In 2003 filmmaker Tobe Carey discovered that he and the American poet Stanley Kunitz had grown up in the same house on Woodford Street in Worcester, Massachusetts; Carey’s childhood bedroom had been Kunitz’s room thirty years before. Stanley’s House captures Kunitz’s strong emotional connection to the Worcester house and the memories of his boyhood and his mother which later inspired many of his poems.

Carey’s film looks at the history of Worcester and its Jewish community, the Woodford Street neighborhood and the Kunitz and Plotkin families (Carey’s family). Carle Johnson, a poet and Kunitz scholar, and Worcester Historical Museum curator Norma Feingold provide background and commentary. The current owners of the house on Woodford Street tell how they met Kunitz, detail some of their remodeling efforts and talk about their plans to establish an apartment for visiting writers in the house.

The film focuses on the poetry Kunitz wrote about growing up in the Woodford Street house; the joys of his childhood, his relationship with his mother, and his father’s suicide. Kunitz reads eight of his Worcester poems in footage recorded at various gatherings, and “Three Floors” in a private reading Carey filmed in May 2006, four days before Kunitz died.
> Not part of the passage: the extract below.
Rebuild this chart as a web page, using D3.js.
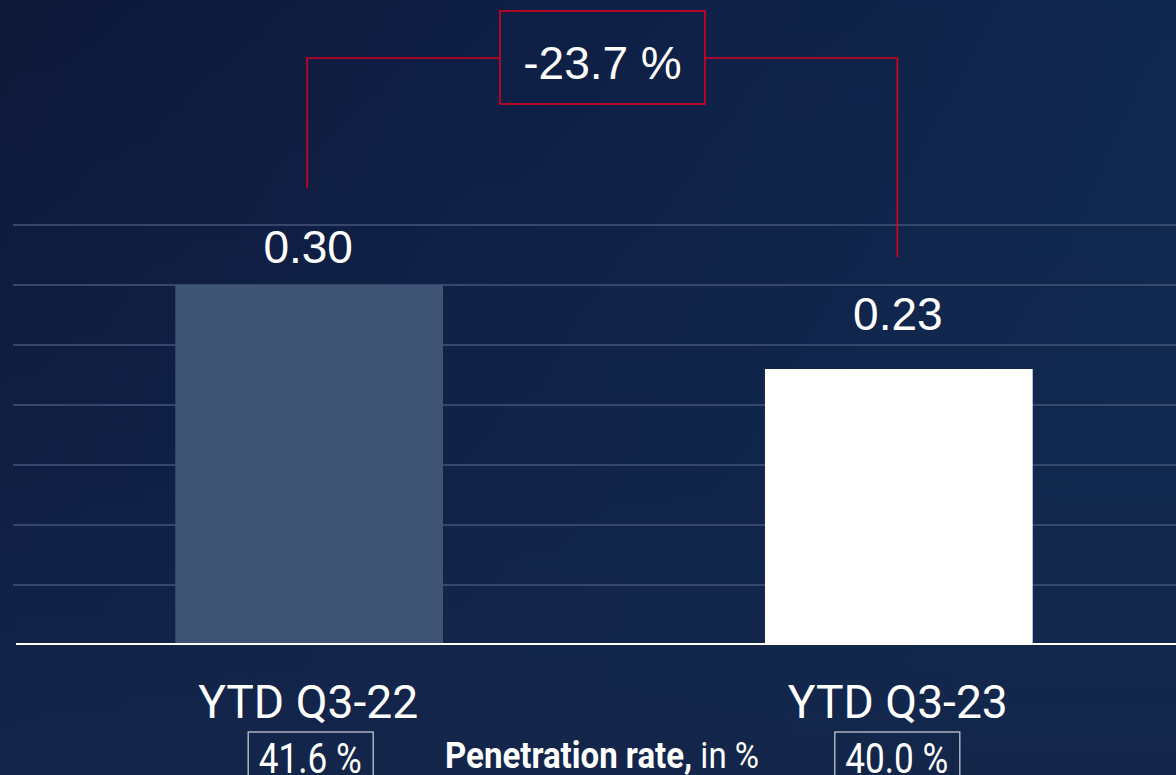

Stanley’s House is presented in wide-screen format. Chapter selections allow one to choose topics or select individual poems. Kunitz’s readings are profusely illustrated with film and panned images of archival and contemporary photographs including vivid images of Worcester, the house, and Kunitz family photographs.

Although Carey is a bit literal in his visual interpretation of the poetry—trying to show each location or person as cited in each poem—as a whole Carey’s film is rich, thoughtful and romantic, capturing beautifully Kunitz’s inspiration, the emotional tug of his long-ago childhood, and Carey’s own heartfelt connection to the older man. Stanley’s House is highly recommended for students of American poetry, and to film students as an example of a well-made biographical film.